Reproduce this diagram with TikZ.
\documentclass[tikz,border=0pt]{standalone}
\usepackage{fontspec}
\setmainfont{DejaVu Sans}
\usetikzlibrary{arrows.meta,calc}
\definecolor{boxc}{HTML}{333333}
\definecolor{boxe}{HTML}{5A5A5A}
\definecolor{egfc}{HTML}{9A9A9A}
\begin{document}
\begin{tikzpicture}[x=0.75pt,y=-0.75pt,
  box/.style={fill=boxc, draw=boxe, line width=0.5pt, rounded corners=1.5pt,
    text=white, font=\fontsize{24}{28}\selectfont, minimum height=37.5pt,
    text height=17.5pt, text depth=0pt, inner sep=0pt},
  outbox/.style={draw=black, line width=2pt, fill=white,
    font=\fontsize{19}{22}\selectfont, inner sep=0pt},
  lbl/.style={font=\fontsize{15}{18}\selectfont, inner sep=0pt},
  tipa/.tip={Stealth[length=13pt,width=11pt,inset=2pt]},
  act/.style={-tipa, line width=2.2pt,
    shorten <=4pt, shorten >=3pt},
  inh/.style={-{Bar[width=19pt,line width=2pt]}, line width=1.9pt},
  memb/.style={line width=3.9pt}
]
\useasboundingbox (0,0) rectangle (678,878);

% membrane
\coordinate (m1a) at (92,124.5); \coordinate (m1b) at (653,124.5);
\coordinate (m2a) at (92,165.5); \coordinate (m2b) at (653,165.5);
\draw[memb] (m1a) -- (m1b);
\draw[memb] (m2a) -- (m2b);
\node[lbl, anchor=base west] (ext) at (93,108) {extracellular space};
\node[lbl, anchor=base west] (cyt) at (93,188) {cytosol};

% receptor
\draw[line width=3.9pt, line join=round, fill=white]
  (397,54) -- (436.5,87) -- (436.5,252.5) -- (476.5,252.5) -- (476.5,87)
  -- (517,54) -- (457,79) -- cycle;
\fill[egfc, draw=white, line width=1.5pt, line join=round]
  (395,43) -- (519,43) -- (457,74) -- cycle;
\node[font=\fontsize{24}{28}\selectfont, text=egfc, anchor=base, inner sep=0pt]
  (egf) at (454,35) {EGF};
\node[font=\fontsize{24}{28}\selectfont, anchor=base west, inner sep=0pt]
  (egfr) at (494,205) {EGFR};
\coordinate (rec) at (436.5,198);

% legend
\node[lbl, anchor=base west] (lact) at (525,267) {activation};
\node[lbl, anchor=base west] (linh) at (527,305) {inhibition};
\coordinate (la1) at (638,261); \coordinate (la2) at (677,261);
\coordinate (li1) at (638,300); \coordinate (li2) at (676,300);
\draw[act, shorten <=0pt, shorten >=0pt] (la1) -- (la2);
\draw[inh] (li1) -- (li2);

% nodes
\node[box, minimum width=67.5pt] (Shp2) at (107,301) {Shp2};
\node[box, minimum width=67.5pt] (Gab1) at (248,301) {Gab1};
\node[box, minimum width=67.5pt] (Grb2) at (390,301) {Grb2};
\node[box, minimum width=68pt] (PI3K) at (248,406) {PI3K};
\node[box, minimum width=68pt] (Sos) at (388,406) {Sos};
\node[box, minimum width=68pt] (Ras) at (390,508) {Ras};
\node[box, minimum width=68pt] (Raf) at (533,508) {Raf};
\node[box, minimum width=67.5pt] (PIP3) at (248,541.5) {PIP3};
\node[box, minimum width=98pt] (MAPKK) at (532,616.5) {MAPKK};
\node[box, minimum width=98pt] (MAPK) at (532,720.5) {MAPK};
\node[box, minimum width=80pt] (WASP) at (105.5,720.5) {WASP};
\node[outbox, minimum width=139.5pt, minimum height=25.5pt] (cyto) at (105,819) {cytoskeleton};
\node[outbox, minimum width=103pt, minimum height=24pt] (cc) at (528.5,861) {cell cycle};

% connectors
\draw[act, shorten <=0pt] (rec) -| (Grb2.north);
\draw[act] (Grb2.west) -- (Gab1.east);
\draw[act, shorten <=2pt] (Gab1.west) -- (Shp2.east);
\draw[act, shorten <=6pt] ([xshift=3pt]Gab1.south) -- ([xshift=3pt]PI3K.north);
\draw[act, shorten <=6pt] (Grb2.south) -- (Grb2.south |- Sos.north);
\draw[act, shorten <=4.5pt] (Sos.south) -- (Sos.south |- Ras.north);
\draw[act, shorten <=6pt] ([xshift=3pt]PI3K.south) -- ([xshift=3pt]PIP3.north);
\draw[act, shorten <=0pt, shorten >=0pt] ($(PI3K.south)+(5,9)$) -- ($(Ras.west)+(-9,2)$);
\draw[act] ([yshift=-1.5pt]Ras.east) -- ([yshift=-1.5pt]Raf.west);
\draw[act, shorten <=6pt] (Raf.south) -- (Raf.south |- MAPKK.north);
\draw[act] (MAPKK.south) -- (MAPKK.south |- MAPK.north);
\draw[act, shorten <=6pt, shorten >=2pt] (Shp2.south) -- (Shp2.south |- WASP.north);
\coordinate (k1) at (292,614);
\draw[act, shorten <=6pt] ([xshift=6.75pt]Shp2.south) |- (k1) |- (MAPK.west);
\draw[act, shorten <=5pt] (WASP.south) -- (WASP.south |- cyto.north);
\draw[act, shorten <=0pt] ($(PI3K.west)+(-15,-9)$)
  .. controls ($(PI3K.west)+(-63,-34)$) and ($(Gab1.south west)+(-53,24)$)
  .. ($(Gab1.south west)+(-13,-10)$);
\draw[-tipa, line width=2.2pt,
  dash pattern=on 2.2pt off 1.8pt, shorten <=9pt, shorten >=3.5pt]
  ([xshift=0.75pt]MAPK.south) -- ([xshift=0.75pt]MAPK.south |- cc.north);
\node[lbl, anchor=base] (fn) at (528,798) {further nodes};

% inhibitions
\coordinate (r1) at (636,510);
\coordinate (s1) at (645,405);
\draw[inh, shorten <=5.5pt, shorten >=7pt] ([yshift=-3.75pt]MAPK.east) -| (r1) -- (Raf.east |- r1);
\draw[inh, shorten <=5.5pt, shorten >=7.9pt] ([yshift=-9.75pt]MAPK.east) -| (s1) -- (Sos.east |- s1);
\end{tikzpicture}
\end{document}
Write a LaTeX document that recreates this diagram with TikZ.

WRITTEN REQUEST
Show all lines from the data above in which the word "diagram" appears.

SOLUTION TO THIS EXERCISE
Reproduce this diagram with TikZ.
Write a LaTeX document that recreates this diagram with TikZ.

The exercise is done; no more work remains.